====== PROVIDED MATERIAL

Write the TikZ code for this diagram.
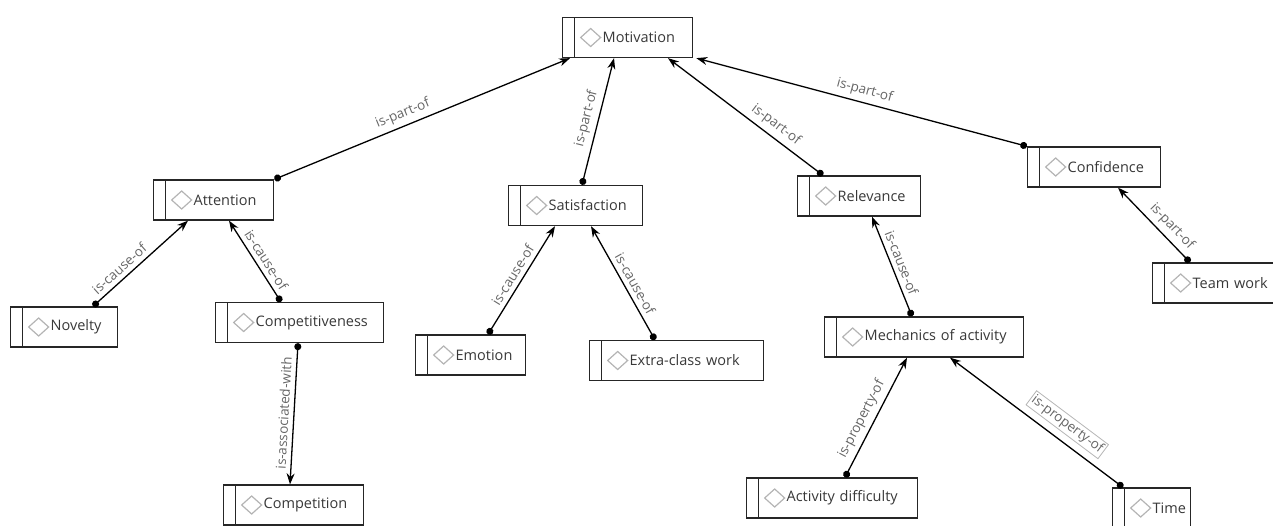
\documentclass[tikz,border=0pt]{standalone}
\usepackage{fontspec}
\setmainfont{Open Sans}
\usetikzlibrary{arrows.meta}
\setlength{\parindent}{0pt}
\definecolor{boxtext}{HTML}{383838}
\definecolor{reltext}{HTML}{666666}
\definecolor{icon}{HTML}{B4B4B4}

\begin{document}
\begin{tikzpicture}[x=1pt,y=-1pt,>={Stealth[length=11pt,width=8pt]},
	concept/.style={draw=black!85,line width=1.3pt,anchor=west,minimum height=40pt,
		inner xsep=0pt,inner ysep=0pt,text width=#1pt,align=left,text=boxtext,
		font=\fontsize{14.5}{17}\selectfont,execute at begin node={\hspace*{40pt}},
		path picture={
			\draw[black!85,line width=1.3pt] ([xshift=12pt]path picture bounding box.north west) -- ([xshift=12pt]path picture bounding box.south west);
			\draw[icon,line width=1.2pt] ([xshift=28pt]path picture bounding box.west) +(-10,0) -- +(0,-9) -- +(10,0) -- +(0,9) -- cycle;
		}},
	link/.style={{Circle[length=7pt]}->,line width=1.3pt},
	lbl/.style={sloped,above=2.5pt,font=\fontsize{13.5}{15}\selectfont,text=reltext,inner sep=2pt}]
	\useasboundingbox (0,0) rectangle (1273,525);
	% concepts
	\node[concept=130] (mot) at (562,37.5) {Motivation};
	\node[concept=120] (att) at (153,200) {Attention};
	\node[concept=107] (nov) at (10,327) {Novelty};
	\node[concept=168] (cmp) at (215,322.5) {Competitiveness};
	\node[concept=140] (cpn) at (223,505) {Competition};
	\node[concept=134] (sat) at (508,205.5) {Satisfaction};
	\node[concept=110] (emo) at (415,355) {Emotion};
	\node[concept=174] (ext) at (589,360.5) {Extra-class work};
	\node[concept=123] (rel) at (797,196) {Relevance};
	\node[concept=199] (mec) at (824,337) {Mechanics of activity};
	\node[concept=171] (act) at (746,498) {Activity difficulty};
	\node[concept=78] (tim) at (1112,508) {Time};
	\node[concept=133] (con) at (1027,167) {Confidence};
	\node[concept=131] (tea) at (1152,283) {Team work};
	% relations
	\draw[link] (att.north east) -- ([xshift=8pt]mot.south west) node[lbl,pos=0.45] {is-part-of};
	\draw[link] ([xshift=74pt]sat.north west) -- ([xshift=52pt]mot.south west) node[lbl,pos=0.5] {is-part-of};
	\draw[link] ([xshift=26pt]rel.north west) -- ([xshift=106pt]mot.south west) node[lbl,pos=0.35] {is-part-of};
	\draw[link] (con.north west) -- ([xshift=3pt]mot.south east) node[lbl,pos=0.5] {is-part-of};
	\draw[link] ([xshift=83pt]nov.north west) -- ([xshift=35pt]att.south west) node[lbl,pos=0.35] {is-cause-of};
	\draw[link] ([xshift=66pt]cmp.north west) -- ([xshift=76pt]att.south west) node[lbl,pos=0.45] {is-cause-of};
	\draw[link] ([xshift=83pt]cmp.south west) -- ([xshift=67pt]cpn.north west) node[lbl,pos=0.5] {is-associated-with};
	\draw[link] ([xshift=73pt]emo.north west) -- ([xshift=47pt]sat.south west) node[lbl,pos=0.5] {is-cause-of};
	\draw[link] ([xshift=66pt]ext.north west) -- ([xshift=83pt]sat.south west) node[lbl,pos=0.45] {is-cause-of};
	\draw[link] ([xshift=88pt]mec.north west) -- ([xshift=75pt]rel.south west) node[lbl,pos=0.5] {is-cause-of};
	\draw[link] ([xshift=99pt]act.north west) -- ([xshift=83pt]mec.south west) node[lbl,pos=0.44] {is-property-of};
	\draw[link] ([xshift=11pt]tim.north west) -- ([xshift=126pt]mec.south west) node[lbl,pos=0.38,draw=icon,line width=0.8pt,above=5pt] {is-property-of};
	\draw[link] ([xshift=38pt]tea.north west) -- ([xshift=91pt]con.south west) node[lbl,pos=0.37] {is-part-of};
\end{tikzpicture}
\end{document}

============

▸ GIVEN REQUEST:
Leave the images out, please, and restate each line word for word.

▸ ANSWER TO THE TASK:
Write the TikZ code for this diagram.
\documentclass[tikz,border=0pt]{standalone}
\usepackage{fontspec}
\setmainfont{Open Sans}
\usetikzlibrary{arrows.meta}
\setlength{\parindent}{0pt}
\definecolor{boxtext}{HTML}{383838}
\definecolor{reltext}{HTML}{666666}
\definecolor{icon}{HTML}{B4B4B4}

\begin{document}
\begin{tikzpicture}[x=1pt,y=-1pt,>={Stealth[length=11pt,width=8pt]},
	concept/.style={draw=black!85,line width=1.3pt,anchor=west,minimum height=40pt,
		inner xsep=0pt,inner ysep=0pt,text width=#1pt,align=left,text=boxtext,
		font=\fontsize{14.5}{17}\selectfont,execute at begin node={\hspace*{40pt}},
		path picture={
			\draw[black!85,line width=1.3pt] ([xshift=12pt]path picture bounding box.north west) -- ([xshift=12pt]path picture bounding box.south west);
			\draw[icon,line width=1.2pt] ([xshift=28pt]path picture bounding box.west) +(-10,0) -- +(0,-9) -- +(10,0) -- +(0,9) -- cycle;
		}},
	link/.style={{Circle[length=7pt]}->,line width=1.3pt},
	lbl/.style={sloped,above=2.5pt,font=\fontsize{13.5}{15}\selectfont,text=reltext,inner sep=2pt}]
	\useasboundingbox (0,0) rectangle (1273,525);
	% concepts
	\node[concept=130] (mot) at (562,37.5) {Motivation};
	\node[concept=120] (att) at (153,200) {Attention};
	\node[concept=107] (nov) at (10,327) {Novelty};
	\node[concept=168] (cmp) at (215,322.5) {Competitiveness};
	\node[concept=140] (cpn) at (223,505) {Competition};
	\node[concept=134] (sat) at (508,205.5) {Satisfaction};
	\node[concept=110] (emo) at (415,355) {Emotion};
	\node[concept=174] (ext) at (589,360.5) {Extra-class work};
	\node[concept=123] (rel) at (797,196) {Relevance};
	\node[concept=199] (mec) at (824,337) {Mechanics of activity};
	\node[concept=171] (act) at (746,498) {Activity difficulty};
	\node[concept=78] (tim) at (1112,508) {Time};
	\node[concept=133] (con) at (1027,167) {Confidence};
	\node[concept=131] (tea) at (1152,283) {Team work};
	% relations
	\draw[link] (att.north east) -- ([xshift=8pt]mot.south west) node[lbl,pos=0.45] {is-part-of};
	\draw[link] ([xshift=74pt]sat.north west) -- ([xshift=52pt]mot.south west) node[lbl,pos=0.5] {is-part-of};
	\draw[link] ([xshift=26pt]rel.north west) -- ([xshift=106pt]mot.south west) node[lbl,pos=0.35] {is-part-of};
	\draw[link] (con.north west) -- ([xshift=3pt]mot.south east) node[lbl,pos=0.5] {is-part-of};
	\draw[link] ([xshift=83pt]nov.north west) -- ([xshift=35pt]att.south west) node[lbl,pos=0.35] {is-cause-of};
	\draw[link] ([xshift=66pt]cmp.north west) -- ([xshift=76pt]att.south west) node[lbl,pos=0.45] {is-cause-of};
	\draw[link] ([xshift=83pt]cmp.south west) -- ([xshift=67pt]cpn.north west) node[lbl,pos=0.5] {is-associated-with};
	\draw[link] ([xshift=73pt]emo.north west) -- ([xshift=47pt]sat.south west) node[lbl,pos=0.5] {is-cause-of};
	\draw[link] ([xshift=66pt]ext.north west) -- ([xshift=83pt]sat.south west) node[lbl,pos=0.45] {is-cause-of};
	\draw[link] ([xshift=88pt]mec.north west) -- ([xshift=75pt]rel.south west) node[lbl,pos=0.5] {is-cause-of};
	\draw[link] ([xshift=99pt]act.north west) -- ([xshift=83pt]mec.south west) node[lbl,pos=0.44] {is-property-of};
	\draw[link] ([xshift=11pt]tim.north west) -- ([xshift=126pt]mec.south west) node[lbl,pos=0.38,draw=icon,line width=0.8pt,above=5pt] {is-property-of};
	\draw[link] ([xshift=38pt]tea.north west) -- ([xshift=91pt]con.south west) node[lbl,pos=0.37] {is-part-of};
\end{tikzpicture}
\end{document}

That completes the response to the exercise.